Plotting code records
** START **

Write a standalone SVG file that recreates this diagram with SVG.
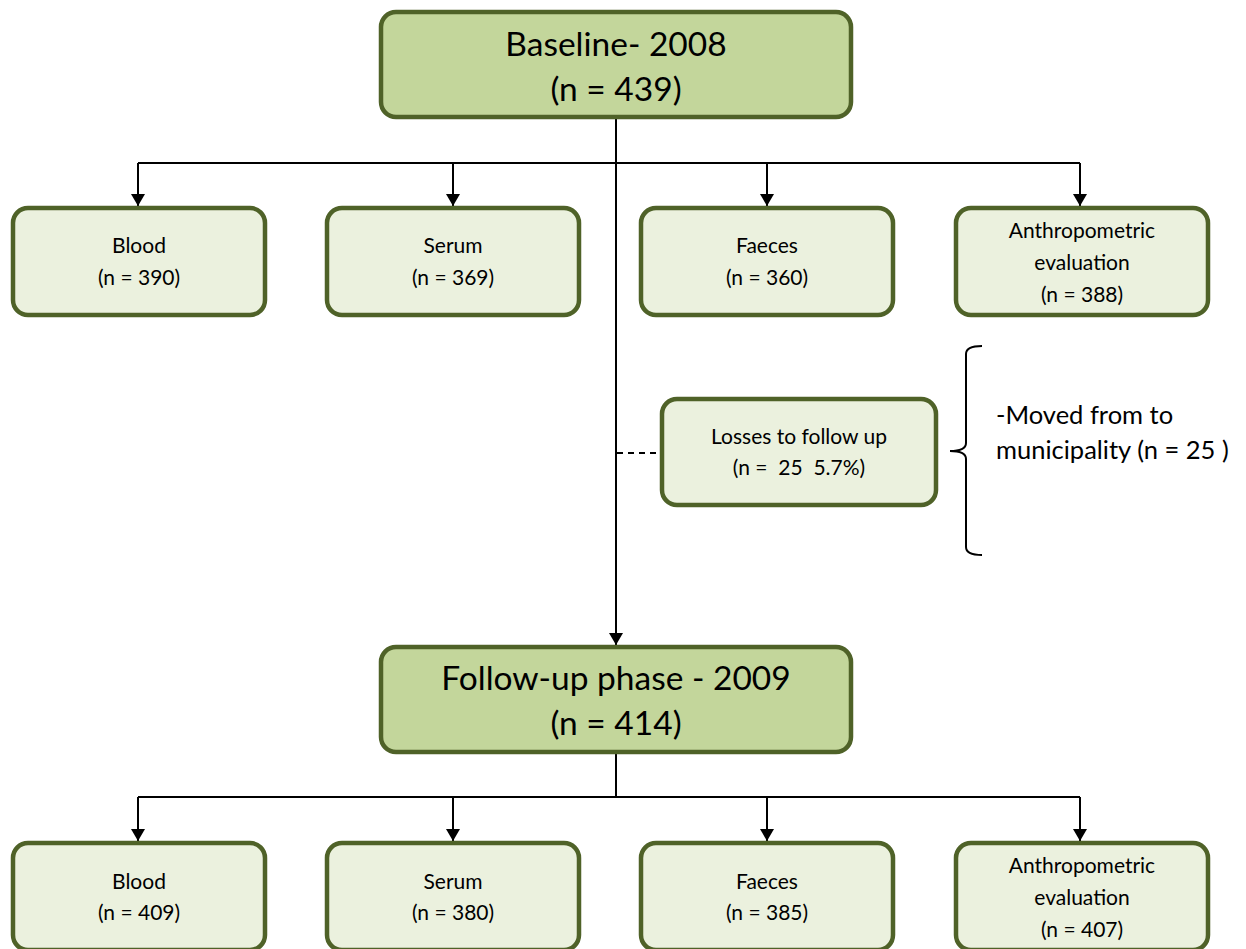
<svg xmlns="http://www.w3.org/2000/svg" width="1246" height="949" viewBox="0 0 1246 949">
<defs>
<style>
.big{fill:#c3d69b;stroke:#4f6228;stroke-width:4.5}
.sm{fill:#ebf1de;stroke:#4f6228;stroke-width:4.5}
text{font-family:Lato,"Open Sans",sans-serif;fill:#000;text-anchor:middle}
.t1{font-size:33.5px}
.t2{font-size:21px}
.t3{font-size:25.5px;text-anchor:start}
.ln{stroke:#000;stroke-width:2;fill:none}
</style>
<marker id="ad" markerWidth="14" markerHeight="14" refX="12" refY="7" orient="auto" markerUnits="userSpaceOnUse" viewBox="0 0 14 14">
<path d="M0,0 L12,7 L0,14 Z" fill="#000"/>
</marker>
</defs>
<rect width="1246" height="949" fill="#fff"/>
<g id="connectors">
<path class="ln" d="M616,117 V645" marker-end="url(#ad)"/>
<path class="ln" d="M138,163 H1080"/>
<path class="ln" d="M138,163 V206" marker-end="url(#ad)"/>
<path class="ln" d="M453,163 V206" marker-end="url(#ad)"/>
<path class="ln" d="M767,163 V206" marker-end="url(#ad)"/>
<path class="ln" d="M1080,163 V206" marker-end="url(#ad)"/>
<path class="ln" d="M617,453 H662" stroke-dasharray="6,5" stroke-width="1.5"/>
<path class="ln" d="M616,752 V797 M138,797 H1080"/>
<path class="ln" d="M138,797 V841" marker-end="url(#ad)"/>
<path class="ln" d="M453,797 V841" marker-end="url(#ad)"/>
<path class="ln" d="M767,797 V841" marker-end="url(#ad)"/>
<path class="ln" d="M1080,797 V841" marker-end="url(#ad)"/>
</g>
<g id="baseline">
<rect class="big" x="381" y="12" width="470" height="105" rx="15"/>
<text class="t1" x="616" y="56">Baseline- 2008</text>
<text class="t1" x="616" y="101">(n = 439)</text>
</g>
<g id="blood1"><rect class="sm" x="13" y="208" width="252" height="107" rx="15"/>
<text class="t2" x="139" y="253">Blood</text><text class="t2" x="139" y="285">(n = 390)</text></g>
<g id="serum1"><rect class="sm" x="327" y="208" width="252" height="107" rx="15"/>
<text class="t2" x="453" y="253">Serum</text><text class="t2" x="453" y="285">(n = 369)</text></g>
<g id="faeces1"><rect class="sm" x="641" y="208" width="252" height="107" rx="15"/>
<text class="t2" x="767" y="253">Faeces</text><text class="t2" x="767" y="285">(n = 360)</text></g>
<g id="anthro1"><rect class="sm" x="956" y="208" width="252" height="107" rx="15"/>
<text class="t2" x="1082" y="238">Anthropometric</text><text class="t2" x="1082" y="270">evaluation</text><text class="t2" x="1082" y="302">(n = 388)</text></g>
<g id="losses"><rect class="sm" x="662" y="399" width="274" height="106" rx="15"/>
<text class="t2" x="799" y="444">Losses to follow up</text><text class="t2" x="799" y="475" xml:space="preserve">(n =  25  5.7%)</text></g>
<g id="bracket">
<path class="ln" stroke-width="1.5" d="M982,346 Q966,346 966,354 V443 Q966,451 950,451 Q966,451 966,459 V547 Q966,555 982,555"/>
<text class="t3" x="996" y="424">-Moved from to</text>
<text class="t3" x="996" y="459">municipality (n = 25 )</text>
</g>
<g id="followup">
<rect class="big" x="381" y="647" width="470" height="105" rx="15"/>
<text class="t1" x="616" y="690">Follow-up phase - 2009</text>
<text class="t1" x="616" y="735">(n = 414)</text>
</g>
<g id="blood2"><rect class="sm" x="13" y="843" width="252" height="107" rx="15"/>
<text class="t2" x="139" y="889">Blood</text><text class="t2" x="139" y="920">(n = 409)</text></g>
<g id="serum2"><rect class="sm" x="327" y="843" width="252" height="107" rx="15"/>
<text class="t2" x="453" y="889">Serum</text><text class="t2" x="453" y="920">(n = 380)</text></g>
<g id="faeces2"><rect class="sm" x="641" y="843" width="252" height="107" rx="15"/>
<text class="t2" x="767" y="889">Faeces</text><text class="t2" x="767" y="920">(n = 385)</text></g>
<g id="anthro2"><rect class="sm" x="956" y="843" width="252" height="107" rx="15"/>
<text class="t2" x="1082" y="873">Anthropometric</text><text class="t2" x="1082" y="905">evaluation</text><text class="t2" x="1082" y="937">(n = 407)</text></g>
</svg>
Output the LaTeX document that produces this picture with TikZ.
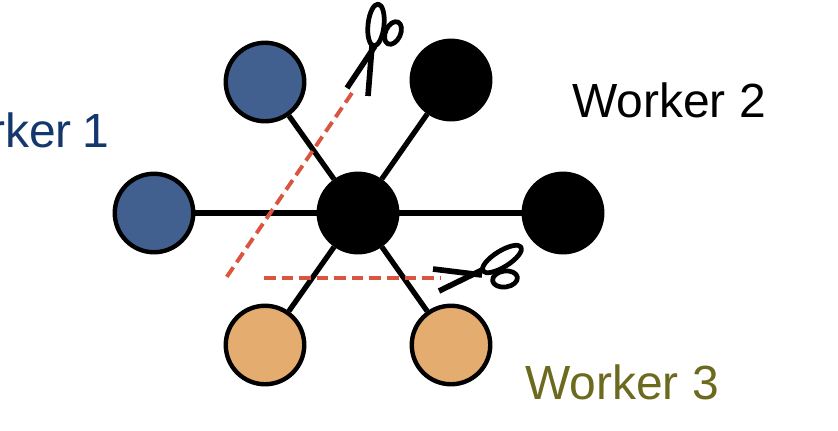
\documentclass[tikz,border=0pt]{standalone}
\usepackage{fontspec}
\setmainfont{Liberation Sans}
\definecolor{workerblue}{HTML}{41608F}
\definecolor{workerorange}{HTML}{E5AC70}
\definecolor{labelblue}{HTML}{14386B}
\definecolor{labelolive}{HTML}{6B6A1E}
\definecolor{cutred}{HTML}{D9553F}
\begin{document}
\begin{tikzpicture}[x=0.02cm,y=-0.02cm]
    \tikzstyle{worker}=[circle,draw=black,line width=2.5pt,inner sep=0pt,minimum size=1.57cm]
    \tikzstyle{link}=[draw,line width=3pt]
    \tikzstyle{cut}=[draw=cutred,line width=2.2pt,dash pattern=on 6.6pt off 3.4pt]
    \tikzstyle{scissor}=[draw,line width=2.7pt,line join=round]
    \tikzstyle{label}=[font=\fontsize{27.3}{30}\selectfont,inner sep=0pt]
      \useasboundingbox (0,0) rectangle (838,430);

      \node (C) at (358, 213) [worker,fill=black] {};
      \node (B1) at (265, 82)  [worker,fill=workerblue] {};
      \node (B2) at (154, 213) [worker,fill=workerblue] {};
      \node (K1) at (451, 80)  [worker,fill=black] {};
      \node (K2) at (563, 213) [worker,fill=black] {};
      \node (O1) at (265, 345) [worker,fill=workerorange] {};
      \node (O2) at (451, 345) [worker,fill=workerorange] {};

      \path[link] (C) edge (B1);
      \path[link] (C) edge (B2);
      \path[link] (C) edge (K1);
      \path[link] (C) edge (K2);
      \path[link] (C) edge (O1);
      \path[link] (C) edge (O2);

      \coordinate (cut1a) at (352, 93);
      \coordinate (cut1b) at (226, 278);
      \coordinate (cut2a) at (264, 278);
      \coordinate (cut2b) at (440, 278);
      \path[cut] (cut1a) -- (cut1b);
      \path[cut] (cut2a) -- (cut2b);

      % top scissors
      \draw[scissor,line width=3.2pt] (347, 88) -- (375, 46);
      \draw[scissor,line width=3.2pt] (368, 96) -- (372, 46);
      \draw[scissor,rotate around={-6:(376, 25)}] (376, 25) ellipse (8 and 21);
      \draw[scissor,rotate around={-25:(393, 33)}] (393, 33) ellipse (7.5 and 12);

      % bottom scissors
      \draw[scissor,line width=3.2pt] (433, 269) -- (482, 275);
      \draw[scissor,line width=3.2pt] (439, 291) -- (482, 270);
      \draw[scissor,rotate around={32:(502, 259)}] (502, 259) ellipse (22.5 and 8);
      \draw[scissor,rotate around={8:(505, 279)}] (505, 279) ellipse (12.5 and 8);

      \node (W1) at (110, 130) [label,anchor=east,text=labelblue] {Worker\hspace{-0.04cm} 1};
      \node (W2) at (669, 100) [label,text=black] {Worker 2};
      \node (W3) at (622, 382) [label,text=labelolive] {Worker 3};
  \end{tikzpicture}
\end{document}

** END **

**Set exercise:** Both the line with "Output the LaTeX" and the line with "(0,0) rectangle (838,430);" belong in the copy, along with every line between them; set them down exactly and skip the pictures.

**The solution:**
Output the LaTeX document that produces this picture with TikZ.
\documentclass[tikz,border=0pt]{standalone}
\usepackage{fontspec}
\setmainfont{Liberation Sans}
\definecolor{workerblue}{HTML}{41608F}
\definecolor{workerorange}{HTML}{E5AC70}
\definecolor{labelblue}{HTML}{14386B}
\definecolor{labelolive}{HTML}{6B6A1E}
\definecolor{cutred}{HTML}{D9553F}
\begin{document}
\begin{tikzpicture}[x=0.02cm,y=-0.02cm]
    \tikzstyle{worker}=[circle,draw=black,line width=2.5pt,inner sep=0pt,minimum size=1.57cm]
    \tikzstyle{link}=[draw,line width=3pt]
    \tikzstyle{cut}=[draw=cutred,line width=2.2pt,dash pattern=on 6.6pt off 3.4pt]
    \tikzstyle{scissor}=[draw,line width=2.7pt,line join=round]
    \tikzstyle{label}=[font=\fontsize{27.3}{30}\selectfont,inner sep=0pt]
      \useasboundingbox (0,0) rectangle (838,430);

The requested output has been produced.